I can’t agree with your reply #757, where you say that Totalitarian Agriculture produces food the same way as any other form of agriculture.

Reading about different types of cultivation, I see that agriculture is a way of cultivating by catastrophe, where people till the soil to emulate the effects of a flood (and this method doesn’t tolerate diversity on the landscape) while permaculture/horticulture is cultivation by participating in ecological succession and aiding in building up the soil and fostering diversity in the landscape.

In the response #551, you wrote: “I’ve never said that Leavers and Takers can be distinguished by the way they get their food. They can be distinguished by what they DO with their food. Among Leaver peoples, food is free for the taking. Takers keep it under lock and key so that you have to work for it.”

If locking up the food is a trait that can be used to identify a culture as Taker, why isn’t the act of getting the food through Totalitarian Agriculture such a trait as well?

I was wondering how the current religious/Islamist extremists fit into the Takers v. Leavers struggle. My guess is that these fundamentalists are Leavers fighting back against Taker control.

But aren’t Leavers usually on the peaceful side of things? This makes it look like the Leavers are the “bad guys” by killing and trying to take over the world, or at least Western society.

I suppose these select few could be viewed as an anomaly in the system. What do you think?

Near the conclusion of Ishmael, you proclaimed that humans in the Taker culture have stopped evolving, because they do not live in the hands of the gods. This is the only idea of yours that I cannot wrap my mind around.

I don’t understand how or why evolution would cease for a segment of one species but not for another segment of the same species…especially considering the segment for which evolution supposedly has ceased contains the vast majority of the total species’ population.

In addition, how have the Leaver peoples evolved, and what proof do we have of that evolution?

The interpretation of the story about Cain and Abel and the story of creation was shocking to me. I do not doubt it is very logical as it manifests the antagonism between Takers and Leavers.

But then, it makes me wonder if there is a proof that Hebrews adopted the story of creation from their ancestors and that it actually originated among Semites. Maybe the fact that biblical story explains things so well is a coincidence.

I am very curious to find out more about it. I looked into historical atlases but it was hard to find the map similar to that which is in Ishmael.

I hope it is not the comment of a complete ignorant, but I am surprised that I have not heard this meaning of biblical stories before especially since it sounds so obvious when you hear it.

I agree with you when you say that prohibiting a behavior never eliminates the behavior; it is psychologically and historically sound. What I have trouble doing is formulating an alternative method.

When I explain this to people, they believe that I am crazy to think that laws don’t prevent behavior.

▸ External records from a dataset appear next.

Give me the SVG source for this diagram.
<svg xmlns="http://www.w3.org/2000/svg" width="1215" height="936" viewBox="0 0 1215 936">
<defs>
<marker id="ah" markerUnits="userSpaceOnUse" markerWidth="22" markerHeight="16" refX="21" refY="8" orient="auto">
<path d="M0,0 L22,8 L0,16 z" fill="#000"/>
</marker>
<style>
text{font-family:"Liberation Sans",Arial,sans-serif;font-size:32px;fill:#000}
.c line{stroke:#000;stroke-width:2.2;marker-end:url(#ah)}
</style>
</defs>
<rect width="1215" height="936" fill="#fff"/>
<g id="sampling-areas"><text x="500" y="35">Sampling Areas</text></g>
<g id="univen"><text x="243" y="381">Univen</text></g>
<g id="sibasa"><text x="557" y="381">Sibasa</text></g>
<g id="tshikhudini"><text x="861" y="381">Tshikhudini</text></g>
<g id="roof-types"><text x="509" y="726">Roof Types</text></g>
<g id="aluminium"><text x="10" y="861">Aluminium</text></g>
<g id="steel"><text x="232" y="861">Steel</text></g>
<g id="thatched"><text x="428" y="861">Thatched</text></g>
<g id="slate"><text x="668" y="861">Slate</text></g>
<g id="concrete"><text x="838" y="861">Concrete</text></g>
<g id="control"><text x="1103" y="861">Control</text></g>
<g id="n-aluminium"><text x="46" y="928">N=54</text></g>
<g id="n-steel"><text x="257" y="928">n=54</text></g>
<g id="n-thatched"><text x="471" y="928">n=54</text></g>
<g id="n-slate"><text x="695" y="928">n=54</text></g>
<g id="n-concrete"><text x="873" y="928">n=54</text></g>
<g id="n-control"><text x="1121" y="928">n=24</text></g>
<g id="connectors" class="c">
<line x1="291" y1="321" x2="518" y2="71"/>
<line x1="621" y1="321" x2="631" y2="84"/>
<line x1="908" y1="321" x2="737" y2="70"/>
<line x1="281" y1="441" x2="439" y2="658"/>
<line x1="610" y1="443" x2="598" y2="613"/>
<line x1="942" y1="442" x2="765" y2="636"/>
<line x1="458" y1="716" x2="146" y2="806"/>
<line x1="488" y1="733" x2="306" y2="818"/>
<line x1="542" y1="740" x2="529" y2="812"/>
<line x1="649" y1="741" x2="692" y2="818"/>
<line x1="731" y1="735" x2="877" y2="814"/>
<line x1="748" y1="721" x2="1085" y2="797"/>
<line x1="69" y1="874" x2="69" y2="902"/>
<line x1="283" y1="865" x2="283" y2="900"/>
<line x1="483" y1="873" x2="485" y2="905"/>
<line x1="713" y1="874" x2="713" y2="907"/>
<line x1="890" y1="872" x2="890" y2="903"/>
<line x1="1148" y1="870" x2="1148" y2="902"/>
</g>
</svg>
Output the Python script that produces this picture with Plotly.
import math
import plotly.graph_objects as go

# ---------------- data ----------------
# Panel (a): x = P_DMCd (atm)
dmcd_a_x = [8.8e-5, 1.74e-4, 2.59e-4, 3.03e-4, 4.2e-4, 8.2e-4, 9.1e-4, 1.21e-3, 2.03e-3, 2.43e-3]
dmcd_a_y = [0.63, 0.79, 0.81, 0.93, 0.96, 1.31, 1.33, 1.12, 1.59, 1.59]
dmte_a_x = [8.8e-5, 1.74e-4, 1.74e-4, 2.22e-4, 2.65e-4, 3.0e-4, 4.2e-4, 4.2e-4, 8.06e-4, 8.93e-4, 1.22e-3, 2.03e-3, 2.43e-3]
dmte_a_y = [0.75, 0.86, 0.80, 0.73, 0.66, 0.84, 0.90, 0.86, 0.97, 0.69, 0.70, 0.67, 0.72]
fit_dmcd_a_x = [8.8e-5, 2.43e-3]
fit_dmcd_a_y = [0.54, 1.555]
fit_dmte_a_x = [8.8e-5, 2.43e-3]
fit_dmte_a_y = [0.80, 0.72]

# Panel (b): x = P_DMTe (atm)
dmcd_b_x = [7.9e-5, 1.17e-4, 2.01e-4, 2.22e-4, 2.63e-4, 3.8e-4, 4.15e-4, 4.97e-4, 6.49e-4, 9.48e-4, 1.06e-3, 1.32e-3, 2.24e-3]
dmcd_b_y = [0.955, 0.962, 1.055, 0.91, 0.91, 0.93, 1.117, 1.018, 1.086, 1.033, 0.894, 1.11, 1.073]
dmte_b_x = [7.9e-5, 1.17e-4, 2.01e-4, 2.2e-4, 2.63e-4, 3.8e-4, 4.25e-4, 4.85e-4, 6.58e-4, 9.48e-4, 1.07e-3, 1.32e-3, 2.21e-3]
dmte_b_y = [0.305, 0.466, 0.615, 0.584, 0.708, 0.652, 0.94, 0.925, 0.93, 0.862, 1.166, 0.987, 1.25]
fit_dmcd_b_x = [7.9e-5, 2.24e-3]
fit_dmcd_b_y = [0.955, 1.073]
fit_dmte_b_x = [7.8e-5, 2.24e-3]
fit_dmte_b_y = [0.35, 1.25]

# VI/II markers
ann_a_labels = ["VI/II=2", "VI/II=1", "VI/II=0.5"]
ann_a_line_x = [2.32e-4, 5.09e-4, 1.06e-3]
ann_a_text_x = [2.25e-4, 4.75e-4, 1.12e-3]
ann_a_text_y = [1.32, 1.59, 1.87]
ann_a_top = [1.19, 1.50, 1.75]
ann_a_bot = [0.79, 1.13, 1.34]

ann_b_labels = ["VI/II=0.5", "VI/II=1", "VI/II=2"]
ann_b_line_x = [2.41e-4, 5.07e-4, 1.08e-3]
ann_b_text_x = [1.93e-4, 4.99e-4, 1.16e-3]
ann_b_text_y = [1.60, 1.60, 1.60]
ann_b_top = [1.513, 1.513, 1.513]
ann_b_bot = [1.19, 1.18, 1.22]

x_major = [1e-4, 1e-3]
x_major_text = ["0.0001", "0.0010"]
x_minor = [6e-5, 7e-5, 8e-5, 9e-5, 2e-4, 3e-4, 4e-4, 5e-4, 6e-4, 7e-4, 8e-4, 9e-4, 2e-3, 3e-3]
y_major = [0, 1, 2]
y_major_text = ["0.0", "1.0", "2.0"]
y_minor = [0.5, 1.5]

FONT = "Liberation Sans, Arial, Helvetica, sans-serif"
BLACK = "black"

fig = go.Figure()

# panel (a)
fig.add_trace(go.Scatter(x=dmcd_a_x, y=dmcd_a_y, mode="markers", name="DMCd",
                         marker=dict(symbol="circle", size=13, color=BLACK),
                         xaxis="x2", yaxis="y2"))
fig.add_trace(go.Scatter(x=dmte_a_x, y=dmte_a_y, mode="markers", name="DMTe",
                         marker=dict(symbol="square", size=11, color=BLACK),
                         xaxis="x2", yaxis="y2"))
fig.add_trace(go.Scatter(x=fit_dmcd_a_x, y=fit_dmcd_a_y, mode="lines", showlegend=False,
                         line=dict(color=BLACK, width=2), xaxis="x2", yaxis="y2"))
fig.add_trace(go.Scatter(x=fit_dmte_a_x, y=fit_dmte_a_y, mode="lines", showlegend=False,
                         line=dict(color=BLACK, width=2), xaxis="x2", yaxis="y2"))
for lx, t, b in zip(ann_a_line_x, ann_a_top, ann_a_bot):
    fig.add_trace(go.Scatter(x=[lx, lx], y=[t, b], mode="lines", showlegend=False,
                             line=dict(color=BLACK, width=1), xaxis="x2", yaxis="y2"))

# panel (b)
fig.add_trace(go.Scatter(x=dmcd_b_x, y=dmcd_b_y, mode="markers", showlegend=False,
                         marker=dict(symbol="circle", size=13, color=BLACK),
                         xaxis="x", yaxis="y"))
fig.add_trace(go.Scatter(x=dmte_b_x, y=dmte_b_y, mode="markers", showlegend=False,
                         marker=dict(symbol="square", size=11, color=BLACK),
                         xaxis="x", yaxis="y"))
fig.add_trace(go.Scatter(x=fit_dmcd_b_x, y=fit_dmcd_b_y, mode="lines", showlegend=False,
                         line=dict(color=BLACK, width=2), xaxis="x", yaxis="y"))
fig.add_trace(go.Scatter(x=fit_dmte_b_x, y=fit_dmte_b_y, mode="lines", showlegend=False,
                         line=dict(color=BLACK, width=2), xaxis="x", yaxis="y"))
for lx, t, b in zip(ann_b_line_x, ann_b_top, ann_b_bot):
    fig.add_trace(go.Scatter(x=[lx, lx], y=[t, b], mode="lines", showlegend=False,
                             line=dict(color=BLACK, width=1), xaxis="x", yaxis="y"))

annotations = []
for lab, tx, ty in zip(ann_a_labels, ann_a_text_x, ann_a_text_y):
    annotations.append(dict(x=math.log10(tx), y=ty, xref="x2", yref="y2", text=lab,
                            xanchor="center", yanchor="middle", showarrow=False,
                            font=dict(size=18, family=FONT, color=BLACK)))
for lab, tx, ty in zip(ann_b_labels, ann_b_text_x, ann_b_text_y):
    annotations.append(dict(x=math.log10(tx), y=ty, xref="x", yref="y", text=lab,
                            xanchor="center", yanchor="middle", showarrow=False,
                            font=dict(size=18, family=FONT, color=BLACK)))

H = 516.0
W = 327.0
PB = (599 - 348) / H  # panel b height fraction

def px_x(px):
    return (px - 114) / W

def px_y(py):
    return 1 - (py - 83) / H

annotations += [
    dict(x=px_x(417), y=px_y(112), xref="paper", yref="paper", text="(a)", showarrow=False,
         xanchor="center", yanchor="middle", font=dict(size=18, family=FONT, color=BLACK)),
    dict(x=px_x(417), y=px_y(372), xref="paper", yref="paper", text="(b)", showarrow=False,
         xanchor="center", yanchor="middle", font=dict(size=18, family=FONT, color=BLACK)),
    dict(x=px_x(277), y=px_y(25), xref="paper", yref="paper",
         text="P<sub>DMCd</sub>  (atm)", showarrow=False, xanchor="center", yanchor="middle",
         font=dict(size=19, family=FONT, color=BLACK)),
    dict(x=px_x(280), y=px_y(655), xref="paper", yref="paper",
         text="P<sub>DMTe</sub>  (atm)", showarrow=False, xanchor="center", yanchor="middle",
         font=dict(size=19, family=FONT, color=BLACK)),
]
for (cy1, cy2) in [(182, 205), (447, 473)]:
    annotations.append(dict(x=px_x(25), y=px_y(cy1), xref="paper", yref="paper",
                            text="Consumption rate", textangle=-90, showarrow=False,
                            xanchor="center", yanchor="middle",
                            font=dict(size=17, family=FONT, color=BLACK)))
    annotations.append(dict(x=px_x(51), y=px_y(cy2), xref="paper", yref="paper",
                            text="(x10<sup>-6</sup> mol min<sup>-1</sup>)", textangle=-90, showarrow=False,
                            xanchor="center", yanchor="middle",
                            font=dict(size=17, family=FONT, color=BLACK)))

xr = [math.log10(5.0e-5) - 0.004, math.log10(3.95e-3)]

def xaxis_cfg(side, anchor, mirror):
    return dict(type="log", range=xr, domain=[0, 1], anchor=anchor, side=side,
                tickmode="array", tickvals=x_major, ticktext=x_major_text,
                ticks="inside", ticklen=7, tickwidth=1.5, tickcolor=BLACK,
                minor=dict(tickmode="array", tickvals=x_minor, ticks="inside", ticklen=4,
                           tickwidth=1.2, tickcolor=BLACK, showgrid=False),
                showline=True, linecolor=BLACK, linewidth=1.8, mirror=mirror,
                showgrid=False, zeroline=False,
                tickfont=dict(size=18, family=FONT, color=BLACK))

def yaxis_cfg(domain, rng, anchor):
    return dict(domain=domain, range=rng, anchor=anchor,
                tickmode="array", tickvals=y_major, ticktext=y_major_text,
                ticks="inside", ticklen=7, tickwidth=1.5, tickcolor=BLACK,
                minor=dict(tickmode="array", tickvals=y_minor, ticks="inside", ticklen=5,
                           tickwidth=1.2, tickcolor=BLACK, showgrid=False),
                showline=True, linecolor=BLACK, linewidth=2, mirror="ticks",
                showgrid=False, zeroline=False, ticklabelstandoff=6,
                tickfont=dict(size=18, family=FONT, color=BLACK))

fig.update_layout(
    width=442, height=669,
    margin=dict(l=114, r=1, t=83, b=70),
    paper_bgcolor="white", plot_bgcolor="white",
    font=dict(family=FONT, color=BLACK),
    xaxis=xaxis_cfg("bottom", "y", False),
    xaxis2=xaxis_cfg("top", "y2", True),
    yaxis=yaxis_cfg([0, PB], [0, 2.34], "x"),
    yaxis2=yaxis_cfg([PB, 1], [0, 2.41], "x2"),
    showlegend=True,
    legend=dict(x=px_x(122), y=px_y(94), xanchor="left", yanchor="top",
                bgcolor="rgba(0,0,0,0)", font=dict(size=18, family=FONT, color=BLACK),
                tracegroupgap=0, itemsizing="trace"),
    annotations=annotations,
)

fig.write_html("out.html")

They argue that without laws the world would turn to anarchy.

Could you cite an example of how a tribe might handle a homicide, especially when people frequently want revenge on the perpetrator of such a violent crime?

While reading After Dachau I began to wonder how the novel related to the stories of Ishmael, as I’d heard it was a distant cousin of the trilogy. Eventually I gave up and just enjoyed the story.

But, about a day after I finished, I realized that After Dachau was a long form, detailed example of how easily the Great Forgetting talked about in the trilogy could have come to be.

Was this one of the intentions of the story, or am I reading too much into it? Alternatively, am I just dense in believing my discovery to be a revelation as opposed to an obvious conclusion?

I have recently decided to give up dairy for health and animal welfare reasons. I cannot find any reference to dairy in Daniel’s books.

I recently read an opinion that the drinking of cows milk is little more than a cultural tradition. I was wondering when people in human history started consuming dairy products and their reasons for doing so.

I found an article from July 21, 2002 in The Sunday Times Magazine, UK “Cover feature: Is there a time bomb in your diet? Exploding the myths about milk.”

It included the paragraph: “Just 7,000 years ago, the first settled communities, with their new-found genius for growing crops and domesticating animals, were able to create a relative heaven on Earth, verily a ‘land of milk and honey’.” This phrasing reminded me of something familiar and wondered how it fitted in with “the great forgetting.”

I also gathered from this article that 7/10 people worldwide are lactose intolerant because dairy culture was largely confined to the Caucasian minority, and today most of humanity still thinks it a very peculiar practice to consume milk beyond the end of weaning, and even more peculiar to drink the milk of another species.

So is cow milk drinking a product of taker culture? Or am I rejecting a part of my Leaver culture ancestry by giving up all dairy milk.

I suppose what I am really asking about is whether it is true to say that people only started to drink dairy with the development or invention of the kind of agriculture that made people Takers or was animal milk part of human life before then.